As is the case with Article 36, the Irish legislation requires that EU AIFMs marketing non-EU AIFs to Irish investors must also observe the following pre-conditions:
 
a)         the AIFM complies with all the requirements established in the Directive 2011/61/EU with the exception of Article 21 provided that the AIFM must ensure that one or more entities are appointed to carry out the duties referred to in Article 21(7), (8) and (9) and the AIFM must not perform those functions.
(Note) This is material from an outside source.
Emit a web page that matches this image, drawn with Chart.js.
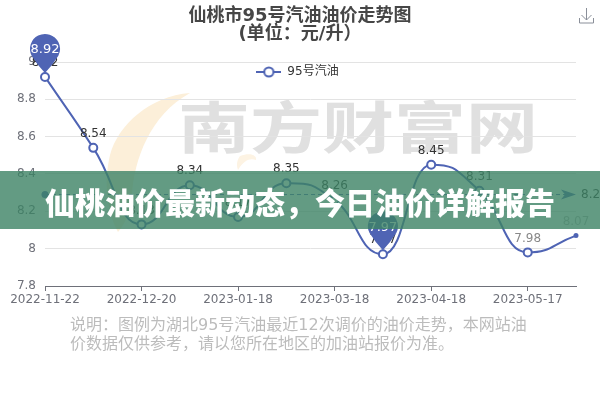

The AIFM must provide its supervisory authorities with information about the identity of those entities responsible for carrying out the duties referred to in Article 21(7), (8) and (9);
 
b)         appropriate cooperation arrangements for the purpose of systemic risk oversight and in line with international standards are in place between the competent authorities of the home Member State of the AIFM and the supervisory authorities of the third country where the non-EU AIF is established in order to ensure an efficient exchange of information that allows the competent authorities of the home Member State of the AIFM to carry out their duties in accordance with the Directive;
 
c)         the third country where the non-EU AIF is established is not listed as a Non-Cooperative Country and Territory by FATF.
 
As is the case with Article 42, the Irish legislation requires that non-EU AIFMs marketing non-EU AIFs to Irish investors must also observe conditions (b) and (c) above and the following condition instead of condition (a) above:
 
a)         The non-EU AIFM complies with Article 22, 23 and 24 in respect of each AIF marketed by it and with Articles 26 to 30 where an AIF marketed by it falls within the scope of Article 26(1).
 
The Irish implementing legislation gives the Central Bank the power, where the Central Bank considers it necessary for the proper and orderly regulation and supervision of alternative investment fund managers, to impose additional conditions or requirements on an AIFM that markets one or more AIFs to professional investors in Ireland.
 
Marketing AIFs to Irish retail investors
 
As regards marketing to retail investors, the Irish regulations permit AIFM to market AIFs to retail investors and empowers the Central Bank to impose stricter requirements on the AIFM or the AIF than the requirements applicable to AIFs marketed to professional investors, provided that the Central Bank may not impose stricter or additional requirements on EU AIF established in another Member State. The Central Bank’s “AIF Rulebook” dated July, 2013 provides that the AIF must be specifically approved by the Central Bank to market its shares in Ireland to retail investors and must include the following statement, in a prominent position, in each copy of its prospectus and in any marketing material distributed in Ireland for the purposes of promoting the AIF to retail investors:
 
•           “While this AIF has been approved to market its units to the public in Ireland by the Central Bank, the scheme is not supervised or authorised in Ireland. It is incorporated/established in __________ and is supervised by __________.”
 
Furthermore, the AIF must include the following information for Irish shareholders in its prospectus:
 
a)         details of the facilities agent and the facilities maintained;
 
b)         provisions of Irish tax laws, if applicable; and
 
c)         details of the places where issue and repurchase prices can be obtained or are published.
 
Where the AIF is constituted as an umbrella fund, it can only market sub-funds for which it has received specific approval from the Central Bank.
 
The AIF, in marketing its units in Ireland to retail investors, must comply with the Irish Consumer Protection Code of the Central Bank.
 
Finally, the AIF must submit to the Central Bank a copy of its annual and half-yearly reports, as soon as they are available.